Revolution Lighting Technologies (NASDAQ:RVLT) missed its revenue guidance by reporting Q2 revenues of $36.4 million versus $43.4 million a year ago, down 16%. A few large opportunities that were won, were expected to have started shipping in Q2, but slipped out of the quarter. For example, a large contract with the city of Boston that was won by its partner Honeywell was supposed to have begun in Q2 but product delivery has not started.
In Q2 2018, the company had a gross margin of 32.3%, slightly down from 32.8% a year ago on reduced sales.
Operating expenses were $12.9 million versus $15.5 a year ago when acquisition, severance, and transition costs are included. Without those in both quarters, operating costs were $12.1 million versus $13.3 million in 2017. $800,000 of the difference was a decline in amortization and depreciation. Operating income was a loss of $1.1 million versus breakeven a year ago.
Interest expense increased to $1.1 million for the quarter from $943,000 in Q2 2017. The company expects cash flow and collections to improve in the second of the year when it should begin to pay down some borrowings.
GAAP net loss was again $2.2 million, as it was in Q1 2018, versus a loss of $0.7 million a year ago. The company pays no taxes and has a federal tax loss carry forward of more than $50 million and a state tax loss carry forward of over $36 million.
GAAP EPS loss per share was $0.10 versus a loss of $0.12 per share in 2017. Excluding charges and stock based compensation the non-GAAP EPS loss was $0.04 versus a loss of $0.03 per share in Q2 2017.

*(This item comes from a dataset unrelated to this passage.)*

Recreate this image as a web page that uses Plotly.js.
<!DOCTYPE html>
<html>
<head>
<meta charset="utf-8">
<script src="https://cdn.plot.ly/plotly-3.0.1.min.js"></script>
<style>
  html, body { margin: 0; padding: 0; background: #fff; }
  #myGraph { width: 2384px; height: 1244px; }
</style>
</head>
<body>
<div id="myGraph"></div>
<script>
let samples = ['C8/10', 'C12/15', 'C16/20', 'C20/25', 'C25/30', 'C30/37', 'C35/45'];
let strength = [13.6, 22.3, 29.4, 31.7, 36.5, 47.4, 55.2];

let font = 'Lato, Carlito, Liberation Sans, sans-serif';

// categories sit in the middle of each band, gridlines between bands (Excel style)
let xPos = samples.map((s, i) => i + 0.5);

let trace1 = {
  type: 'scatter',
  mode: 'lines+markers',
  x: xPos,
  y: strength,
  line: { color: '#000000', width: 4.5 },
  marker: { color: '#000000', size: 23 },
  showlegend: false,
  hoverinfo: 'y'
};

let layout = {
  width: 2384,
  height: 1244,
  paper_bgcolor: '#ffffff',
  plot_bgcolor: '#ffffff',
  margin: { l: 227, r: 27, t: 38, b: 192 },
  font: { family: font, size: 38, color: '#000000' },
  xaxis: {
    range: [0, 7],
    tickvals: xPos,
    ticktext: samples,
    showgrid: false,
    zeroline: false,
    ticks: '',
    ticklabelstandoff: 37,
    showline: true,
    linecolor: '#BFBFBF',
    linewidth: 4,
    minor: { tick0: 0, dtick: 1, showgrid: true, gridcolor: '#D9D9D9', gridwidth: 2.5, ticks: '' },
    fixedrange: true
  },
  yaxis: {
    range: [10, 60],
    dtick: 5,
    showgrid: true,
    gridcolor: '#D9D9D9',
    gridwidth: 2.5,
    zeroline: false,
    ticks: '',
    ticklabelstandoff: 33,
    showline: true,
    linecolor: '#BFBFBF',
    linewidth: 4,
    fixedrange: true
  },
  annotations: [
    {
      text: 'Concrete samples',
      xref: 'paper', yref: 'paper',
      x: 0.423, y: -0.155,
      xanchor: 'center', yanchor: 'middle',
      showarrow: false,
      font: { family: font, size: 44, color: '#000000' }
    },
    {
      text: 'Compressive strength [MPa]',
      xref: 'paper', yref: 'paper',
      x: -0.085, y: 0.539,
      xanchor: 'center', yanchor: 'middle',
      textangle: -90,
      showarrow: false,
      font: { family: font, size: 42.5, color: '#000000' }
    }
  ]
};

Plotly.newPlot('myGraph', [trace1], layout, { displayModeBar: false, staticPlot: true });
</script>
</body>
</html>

Adjusted EBITDA for the quarter was $1.7 million versus $3.2 million in 2017 and $1.0 million in the first quarter of 2018. The company uses EBITDA as its goal metric. This was an EBITDA margin of 4.7%, an improvement over the 2.8% in Q1.
Management expects Q2 2018 revenue in the $40 – $42 million range and adjusted EBITDA in the area of 6%. It reduced its full year 2018 revenue guidance from $165 – $175 million to $160 – $170 million, versus $152 million in 2017, and adjusted EBITDA in the 6% – 7% range from its previous guidance of 8% – 10%.
The company continues to increase its addressable market and is now working with a partner to be approved by the FAA for airport light replacement. This could be a huge opportunity with only one other competitor. While sales could be a way off, it would allow the company to replace airport lights in US commercial and military airports as well as aircraft carriers and overseas locations. This includes runway lights, facilities, and parking areas.
Another new avenue of sales is exemplified by its deal with a large REIT with $2.8 billion in properties. RVLT will be a partner in retrofitting properties to improve energy efficiency and property values. It is especially excited about the implementation of an online ordering system that allows owners to send requests directly to RVLT to be filled.
The company recently introduced a new line of controls to rave reviews. Management believes it has an offering that beats the competition hands down in quality and features and is even in talks with a competitor for a private-label version. It believes it may even have licensing opportunities for its technology.
In the quarter, RVLT started delivery of its second award from a large box retailer, and is in a pilot with this retailer to replace fixtures also leading to even more upside if successful.
The company already sold $4 million to the Navy by providing 100,000 bulbs earlier this year, and is expecting at least another 150,000 units to be put out on an RFP in the next few months.
Revolution’s ability to meet Made in America standards as well as Trade Agreement Act compliance has helped it in the US government as well as the corporate market. It recently doubled the size of its Simi Valley facility in order to meet demand. While there are threats of potential tariffs on Chinese goods, RVLT believes what it sources from China will not be affected. In the worst case scenario, it is already aware of US based suppliers of its needed components due to contacts made in sourcing its Made in America product line.
The company continues to work to cut costs and improve operations. It recently actions include reorganizing and cutting staff and it believes it has taken $1.3 million out of its annual budget. It now believes its EBITDA breakeven point has been brought down to $31 million in quarterly revenues.